Agenda items, time boxed.
Listing the topics to cover helps me:
- Quantify how many unique topics to cover
- How long the meeting should be (hopefully 30 minutes or less!)
- Who needs to be present for the meeting vs. informed of the outcomes
Who do I think needs to be involved?
List each person. Inviduals can be specified as required or optional.
This helps me:
- Get the right people together
- Keep the size of the meeting manageable
Share the meeting note document ahead of time
Given the proposed agenda, this allows the invitees to:
- Give constructive feedback on the goals, agenda, attendees
- Mentally prepare, ask questions ahead of time, etc.
- Opt-out (they can stay informed via the meeting notes afterwards)
During the meeting
Some things to consider while I’m having the meeting.
I hate to say this but Ice breakers, while cheesy, are also helpful because they actually “break the ice” and force a bit of socializing which is especially important in a remote or hybrid meeting. (The hard part can be keeping them lean!)
There are three active roles a well-formed meeting should have, and each role should be designated to a separate person.
Roles and responsibilites:
- Facilitator: Leads the meeting, guides/interrupts the conversations while also making sure everyone participates (DEIB), etc.
- Note taker: Level of detail should be useful for absentees. Avoid being verbose. Elicit help from the group aggregating links/pictures/docs/etc. shared during the meeting.
- Time keeper: Holds the group accountable to the time boxed agenda items.

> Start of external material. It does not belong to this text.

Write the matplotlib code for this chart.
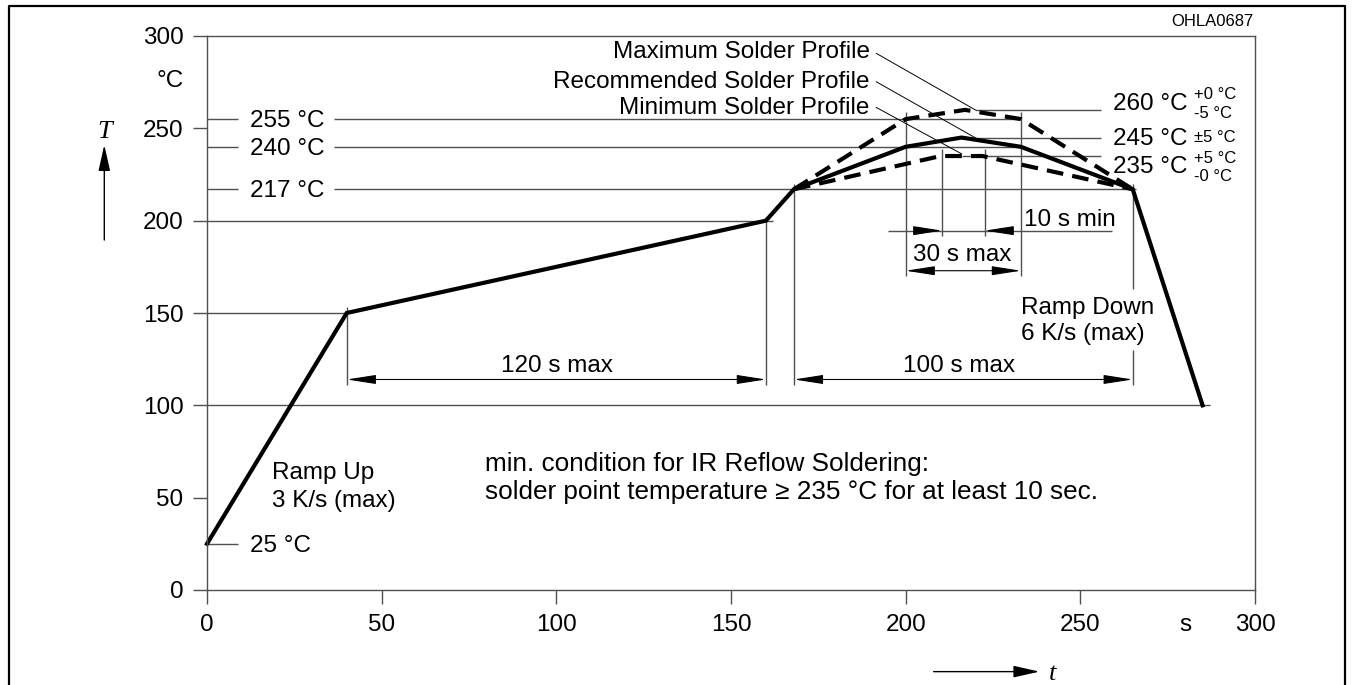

Can interrupt the conversations.
As the facilitator I think it helps to point out that me or the timekeeper may interrupt conversations (rabbit holes) for the sake of the greater meeting.
Action items
If I just had a meeting, we probably wrote down things we want to do.
Each item needs three things:
- Assignee/owner: An unassigned task is doomed.
- Concrete actionable task: An unclear task will never get “done”, ask the group “what is the definition of done?”.
- Due date: And a missing due will leave the task hanging forever.
Scrutinize the action items and make sure they’re important and help achieve the meeting’s goals.
Meeting Notes Template
Anatomy of a Meeting Notes document:
- Title/summary
- Date/time
- Attendees
- Goals/outcomes
- Agenda (time boxed topics)
- Action items
The Confluence Meeting Notes template is not a terrible place to start.